Antimicrobial properties and elution kinetics of linezolid-loaded hip spacers in vitro

Konstantinos Anagnostakos, Jens Kelm, Sandra Grün, Eduard Schmitt, Wolfgang Jung, Stefanie Swoboda
Journal of Biomedical Materials Research. Part B, Applied Biomaterials 2008, 87 (1): 173-8
Bacterial adhesion to and -persistence on antibiotic-loaded bone cement is an increasing problem. New antibiotics with good antimicrobial and pharmacokinetic properties (e.g. linezolid) may be the solution to this problem; however, few data concerning linezolid-loaded acrylic cement are currently available. Ten gentamicin-linezolid-loaded hip spacers (1 g gentamicin/2.4 g linezolid/80 g PMMA; five spacers including a metallic endoskeleton, five with no metallic components) were tested in vitro against a strain of methicillin-resistant Staphylococcus aureus with regard to antibiotic release and bacteria growth inhibition. Daily, the antibiotic elution was determined by high liquid performance chromatography (linezolid) and fluorescence polarization immunoassay (gentamicin), the bacteria growth inhibition photometrically at 546 nm. All spacers demonstrated growth inhibition for 8 days. Peak average concentrations were reached for both agents on day 1 (gentamicin-35.10 mug/mL [24.10-52.52], linezolid-36.28 mug/mL [22.87-71.76]).
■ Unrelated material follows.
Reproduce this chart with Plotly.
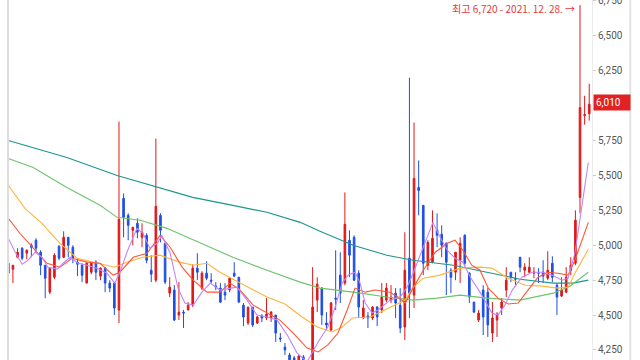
import plotly.graph_objects as go

# ---- candle data (daily, oldest -> newest) ----
opens = [4871,4829,4914,4979,4943,5000,5036,4950,4857,4664,
         4771,4993,4914,5057,4986,4879,4857,4729,4807,4879,
         4779,4836,4729,4729,4536,5336,5214,5107,5157,5057,
         5071,4821,4750,5214,5014,4657,4679,4500,4521,4536,
         4571,4836,4693,4800,4750,4707,4693,4664,4679,4800,
         4771,4571,4443,4557,4443,4493,4479,4479,4500,4336,
         4271,4214,4193,4164,4200,4164,4136,4607,4693,4443,
         4393,4621,4786,4729,5036,5057,4800,4479,4493,4479,
         4557,4536,4607,4607,4657,4571,4414,4907,4643,5414,
         5286,4857,4879,5107,5079,5014,4821,4807,4893,5071,
         4800,4593,4464,4679,4664,4371,4464,4550,4679,4807,
         4764,4914,4821,4807,4800,4800,4807,4764,4871,4714,
         4636,4664,4821,4871,5343,5929,5943]
closes = [4800,4857,4950,4907,4964,4986,4979,4857,4764,4836,
          4929,4907,5057,5000,4907,4864,4786,4871,4871,4807,
          4836,4729,4693,4550,5186,5200,5143,5129,5093,5093,
          4893,4793,5279,5107,4736,4700,4464,4521,4514,4571,
          4836,4807,4800,4764,4743,4700,4593,4643,4764,4779,
          4593,4486,4557,4429,4486,4479,4507,4521,4371,4329,
          4250,4179,4136,4207,4164,4121,4557,4721,4500,4429,
          4586,4614,4657,5150,4929,4750,4557,4550,4479,4557,
          4486,4629,4693,4629,4586,4407,4821,4657,5479,5393,
          4871,5021,5050,5071,5000,4879,4771,4950,5014,4871,
          4629,4521,4514,4486,4429,4479,4507,4593,4750,4771,
          4757,4843,4843,4843,4807,4800,4779,4821,4771,4629,
          4679,4771,4857,5179,5986,5936,6010]
highs = [4886,4857,4979,4986,4971,5014,5050,4964,4857,4843,
         4943,5000,5100,5057,5000,4907,4871,4879,4879,4893,
         4843,4843,4750,4736,5886,5371,5229,5129,5193,5157,
         5086,4929,5764,5229,5014,4771,4714,4736,4536,4593,
         4864,4943,4814,4886,4800,4736,4729,4729,4771,4879,
         4771,4586,4557,4557,4493,4507,4621,4529,4500,4371,
         4300,4229,4207,4214,4214,4179,4843,4771,4700,4521,
         4593,4964,4950,5379,5107,5071,4821,4607,4521,4564,
         4564,4729,4729,4714,4693,4693,5093,6200,5879,5607,
         5286,5036,5250,5229,5143,5021,4836,4950,5057,5079,
         4807,4593,4536,4714,4693,4593,4521,4621,4843,4807,
         4807,4914,4871,4914,4843,4836,4893,4957,4921,4729,
         4771,4843,4914,5250,6720,6071,6157]
lows = [4771,4729,4907,4893,4900,4914,4950,4786,4621,4650,
        4757,4893,4907,4914,4871,4779,4736,4729,4793,4750,
        4750,4664,4664,4500,4443,5057,5036,5000,5050,4986,
        4871,4736,4736,5021,4721,4629,4457,4464,4407,4536,
        4557,4750,4679,4750,4729,4679,4586,4607,4664,4771,
        4586,4421,4429,4414,4436,4450,4464,4450,4307,4307,
        4214,4164,4107,4150,4136,4093,4107,4521,4429,4393,
        4386,4536,4586,4714,4771,4743,4479,4471,4407,4464,
        4421,4514,4593,4586,4479,4371,4321,4479,4550,5214,
        4786,4821,4871,4986,4914,4643,4657,4750,4729,4850,
        4586,4514,4450,4357,4343,4307,4343,4500,4629,4736,
        4714,4807,4771,4800,4764,4729,4729,4750,4736,4500,
        4629,4657,4786,4857,5229,5864,5893]
days = list(range(len(opens)))

# ---- moving averages (day position, value) ----
ma5_day = [0,1.5,3,4.3,5.8,7.3,8.6,10.6,11.9,13.4,15.1,17.1,19.2,21.4,23.1,24.2,25.9,27.9,29.2,30.7,
           32.3,33.3,35.1,36.8,38.3,40.1,42,43.8,45.9,48.1,49.6,51.8,53.9,56.1,58.3,60.5,62.6,64.8,67.2,69.3,
           70.9,72.4,73.7,75.2,76.3,77.4,78.9,80.2,82.8,85,86.5,87.8,89.3,90.8,92.1,93.2,95.2,96.9,98.6,100.2,
           102.3,104.9,106.2,107.7,109.3,111.4,113.6,115.8,117.9,120.1,121.4,122.9,124.5,125.8]
ma5_val = [5050,4950,4864,4893,4950,4914,4843,4829,4871,4914,4871,4857,4836,4800,4729,4807,4964,5121,5086,4979,
           5014,5071,4943,4693,4586,4571,4664,4729,4679,4693,4700,4607,4500,4486,4464,4357,4229,4164,4307,4414,
           4557,4729,4786,4807,4729,4586,4514,4536,4607,4629,4700,4800,4929,5057,5164,5086,4964,4907,4879,4771,
           4664,4514,4500,4571,4679,4771,4807,4807,4786,4750,4764,4943,5321,5593]

ma10_day = [0,2.5,5.4,8.4,11.2,13.8,17.1,19.9,22.7,24.2,27.1,30.1,32.9,35.1,37.7,40.1,43.1,45.9,48.1,50.3,
            53.1,56.1,58.9,61.8,64.8,67.2,69.3,71.5,73.5,75.2,77.4,79.6,82.8,84.5,86.1,87.8,90,92.6,95.2,96.9,
            98.6,100.5,102.3,104.1,106.2,108.4,110.6,112.7,114.9,117.1,119.2,121.4,122.9,125.8]
ma10_val = [5193,5086,4979,4871,4843,4907,4879,4871,4786,4807,4914,4943,5071,4986,4843,4750,4664,4664,4729,4679,
            4571,4514,4464,4371,4264,4236,4286,4371,4536,4693,4664,4679,4664,4629,4586,4693,4821,4950,5014,5036,
            4964,4857,4821,4693,4621,4579,4586,4679,4771,4807,4800,4786,4893,5164]

ma20_day = [0,3.6,7.3,11.2,14.9,18.4,23.1,25.7,29.2,32.9,37.2,40.1,43.1,45.9,50.3,56.1,60,63.7,67,70.2,
            72.4,74.6,78.5,81.7,86.1,87.8,90,93.6,98,102.3,104.9,108.4,112.1,115.8,119.2,121.4,122.9,125.8]
ma20_val = [5429,5264,5157,5014,4907,4879,4843,4879,4914,4929,4879,4857,4871,4807,4729,4629,4579,4486,4414,4379,
            4414,4479,4486,4536,4607,4700,4764,4786,4836,4843,4836,4764,4714,4707,4693,4700,4800,4971]

ma60_day = [0,5.4,12.7,19.9,23.6,28.6,34.4,41.6,48.7,56.1,63.3,67.6,74.8,82.1,87.8,93,98,103.8,111,118.2,121.8,125.8]
ma60_val = [5621,5557,5414,5286,5200,5179,5121,5014,4914,4821,4736,4693,4664,4629,4607,4621,4643,4621,4607,4657,4707,4807]

ma120_day = [0,5.4,12.7,23.6,32.3,40,48.7,56.1,63.3,67.6,74.8,82.1,87.8,96.5,103.8,111,118.2,122.5,125.8]
ma120_val = [5750,5700,5629,5500,5414,5343,5286,5236,5164,5100,5000,4929,4893,4857,4807,4757,4729,4729,4750]

ytick_vals = [4250,4500,4750,5000,5250,5500,5750,6250,6500,6750]

high_label = "최고 6,720 - 2021. 12. 28. →"
last_label = "6,010"

fig = go.Figure()

ma_specs = [
    (ma120_day, ma120_val, "#1a968e"),
    (ma60_day, ma60_val, "#6cc46c"),
    (ma20_day, ma20_val, "#ffb43a"),
    (ma10_day, ma10_val, "#ff5533"),
    (ma5_day, ma5_val, "#c184ff"),
]
for dx, dv, col in ma_specs:
    fig.add_trace(go.Scatter(x=dx, y=dv, mode="lines",
                             line=dict(color=col, width=1.1), hoverinfo="skip"))

fig.add_trace(go.Candlestick(
    x=days, open=opens, high=highs, low=lows, close=closes,
    increasing=dict(line=dict(color="#e01818", width=1), fillcolor="#e01818"),
    decreasing=dict(line=dict(color="#1f4fe3", width=1), fillcolor="#1f4fe3"),
    whiskerwidth=0,
))

fig.add_annotation(x=days[opens.index(5343)], y=1, xref="x", yref="paper",
                   text=high_label, showarrow=False, xanchor="right", yanchor="top",
                   xshift=-3, yshift=1, font=dict(color="#e3393c", size=10, family="Noto Sans CJK KR"))
fig.add_annotation(x=1, y=closes[-1], xref="paper", yref="y", text=last_label,
                   showarrow=False, xanchor="left", yanchor="middle", xshift=1, yshift=2,
                   bgcolor="#e02222", borderpad=2, width=32, align="left",
                   font=dict(color="white", size=10, family="Roboto"))

fig.add_shape(type="line", xref="paper", yref="paper", x0=0, x1=0, y0=0, y1=1,
              line=dict(color="#dcdcdc", width=2))
fig.add_shape(type="line", xref="paper", yref="paper", x0=1.0655, x1=1.0655, y0=0, y1=1,
              line=dict(color="#e2e2e2", width=2))

fig.update_layout(
    width=640, height=360,
    margin=dict(l=8, r=48, t=0, b=0, autoexpand=False),
    plot_bgcolor="white", paper_bgcolor="white",
    showlegend=False,
    boxgap=0.5,
    xaxis=dict(range=[-0.07, 126.6], showticklabels=False, showgrid=False, automargin=False,
               zeroline=False, showline=False, rangeslider=dict(visible=False), ticks=""),
    yaxis=dict(side="right", range=[4178, 6757], tickvals=ytick_vals, tickformat=",d",
               automargin=False, ticklabeloverflow="allow",
               ticks="outside", ticklen=3, tickcolor="#cccccc", showgrid=False, zeroline=False,
               showline=True, linecolor="#ececec", linewidth=1,
               tickfont=dict(size=10, color="#555555", family="Roboto")),
)

fig.write_html("out.html", config={"displayModeBar": False},
               post_script="document.body.style.margin='0px';")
After 8 days, 0.97% [0.93-1.05%] of the initial amount of linezolid and 3.13% [2.85-3.31%] of gentamicin were meanly released from spacers containing a metallic endoskeleton. In those containing of simple cement these values were 1.22% [0.91-1.59%] and 2.67% [2.12-2.73%], respectively. Linezolid demonstrated acceptable elution kinetics from bone cement; however, further experimental research and animal studies should clarify any possible side effect of linezolid-loaded cement media before definitive use in the clinical practice.